* **Given task**:
Restate, exactly and without pictures, the lines from the start of the listing below through the line holding "alta_n = [0, 2.0, 4.0, 6.0, 8.1, 10.0, 12.0, 14.1, 16.0]".

▶

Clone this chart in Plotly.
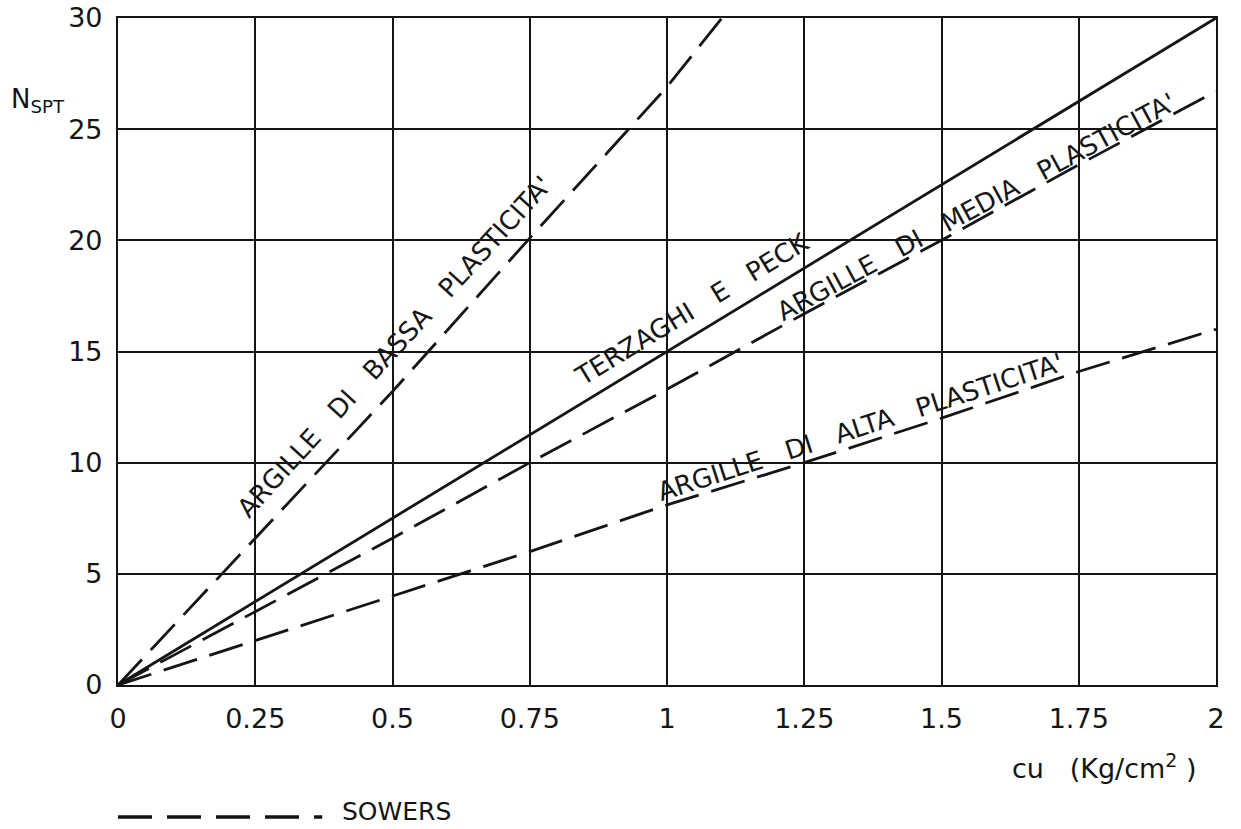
import plotly.graph_objects as go

# ---- data ----
cu_ticks = [0, 0.25, 0.5, 0.75, 1, 1.25, 1.5, 1.75, 2]
cu_tick_labels = ["0", "0.25", "0.5", "0.75", "1", "1.25", "1.5", "1.75", "2"]
n_ticks = [0, 5, 10, 15, 20, 25, 30]

terzaghi_cu = [0, 1.0, 2.0]
terzaghi_n = [0, 15.0, 30.0]

bassa_cu = [0, 0.25, 0.5, 0.75, 1.0, 1.1]
bassa_n = [0, 6.6, 13.2, 20.1, 26.9, 30.0]

media_cu = [0, 0.25, 0.5, 0.75, 1.0, 1.25, 1.5, 1.75, 2.0]
media_n = [0, 3.3, 6.6, 10.0, 13.3, 16.7, 20.0, 23.4, 26.7]

alta_cu = [0, 0.25, 0.5, 0.75, 1.0, 1.25, 1.5, 1.75, 2.0]
alta_n = [0, 2.0, 4.0, 6.0, 8.1, 10.0, 12.0, 14.1, 16.0]

SP = "\u00a0\u00a0\u00a0"
labels = [
    ("ARGILLE" + SP + "DI" + SP + "BASSA" + SP + "PLASTICITA'", 0.503, 15.2, -47.6),
    ("TERZAGHI" + SP + "E" + SP + "PECK", 1.046, 16.9, -31.3),
    ("ARGILLE" + SP + "DI" + SP + "MEDIA" + SP + "PLASTICITA'", 1.563, 21.5, -28.4),
    ("ARGILLE" + SP + "DI" + SP + "ALTA" + SP + "PLASTICITA'", 1.353, 11.6, -18.0),
]

INK = "#151515"
FONT = "DejaVu Sans"
DASH = "35px,13px"

fig = go.Figure()
fig.add_trace(go.Scatter(x=terzaghi_cu, y=terzaghi_n, mode="lines",
                         line=dict(color=INK, width=2.8), name="Terzaghi e Peck",
                         showlegend=False))
for xs, ys, nm in [(bassa_cu, bassa_n, "bassa"), (media_cu, media_n, "media"),
                   (alta_cu, alta_n, "alta")]:
    fig.add_trace(go.Scatter(x=xs, y=ys, mode="lines",
                             line=dict(color=INK, width=2.8, dash=DASH),
                             name=nm, showlegend=False))

for txt, x, y, ang in labels:
    fig.add_annotation(x=x, y=y, xref="x", yref="y", text=txt, showarrow=False,
                       textangle=ang, xanchor="center", yanchor="middle",
                       font=dict(family=FONT, size=26, color=INK))

# axis titles
fig.add_annotation(x=-0.0725, y=0.877, xref="paper", yref="paper", text="N<sub>SPT</sub>",
                   showarrow=False, xanchor="center", yanchor="middle",
                   font=dict(family=FONT, size=26, color=INK))
fig.add_annotation(x=0.898, y=-0.1226, xref="paper", yref="paper",
                   text="cu" + SP + "(Kg/cm<sup>2</sup>\u00a0)",
                   showarrow=False, xanchor="center", yanchor="middle",
                   font=dict(family=FONT, size=27, color=INK))

# legend sample (Sowers)
fig.add_shape(type="line", xref="paper", yref="paper", x0=0.0, x1=0.186,
              y0=-0.198, y1=-0.198, line=dict(color=INK, width=3.5, dash="34px,15px"))
fig.add_annotation(x=0.202, y=-0.19, xref="paper", yref="paper", text="SOWERS",
                   showarrow=False, xanchor="left", yanchor="middle",
                   font=dict(family=FONT, size=25, color=INK))

axis_common = dict(showgrid=True, gridcolor=INK, gridwidth=2, showline=True,
                   linecolor=INK, linewidth=2.2, mirror=True, zeroline=False,
                   automargin=False, ticks="",
                   tickfont=dict(family=FONT, size=27, color=INK))
fig.update_xaxes(range=[0, 2], tickvals=cu_ticks, ticktext=cu_tick_labels,
                 ticklabelstandoff=8, **axis_common)
fig.update_yaxes(range=[0, 30], tickvals=n_ticks, ticklabelstandoff=8, **axis_common)

fig.update_layout(width=1241, height=829, autosize=False,
                  margin=dict(l=118, r=25, t=18, b=144),
                  paper_bgcolor="white", plot_bgcolor="white", showlegend=False)

fig.write_html("out.html")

◀

* **Complete output**:
Clone this chart in Plotly.
import plotly.graph_objects as go

# ---- data ----
cu_ticks = [0, 0.25, 0.5, 0.75, 1, 1.25, 1.5, 1.75, 2]
cu_tick_labels = ["0", "0.25", "0.5", "0.75", "1", "1.25", "1.5", "1.75", "2"]
n_ticks = [0, 5, 10, 15, 20, 25, 30]

terzaghi_cu = [0, 1.0, 2.0]
terzaghi_n = [0, 15.0, 30.0]

bassa_cu = [0, 0.25, 0.5, 0.75, 1.0, 1.1]
bassa_n = [0, 6.6, 13.2, 20.1, 26.9, 30.0]

media_cu = [0, 0.25, 0.5, 0.75, 1.0, 1.25, 1.5, 1.75, 2.0]
media_n = [0, 3.3, 6.6, 10.0, 13.3, 16.7, 20.0, 23.4, 26.7]

alta_cu = [0, 0.25, 0.5, 0.75, 1.0, 1.25, 1.5, 1.75, 2.0]
alta_n = [0, 2.0, 4.0, 6.0, 8.1, 10.0, 12.0, 14.1, 16.0]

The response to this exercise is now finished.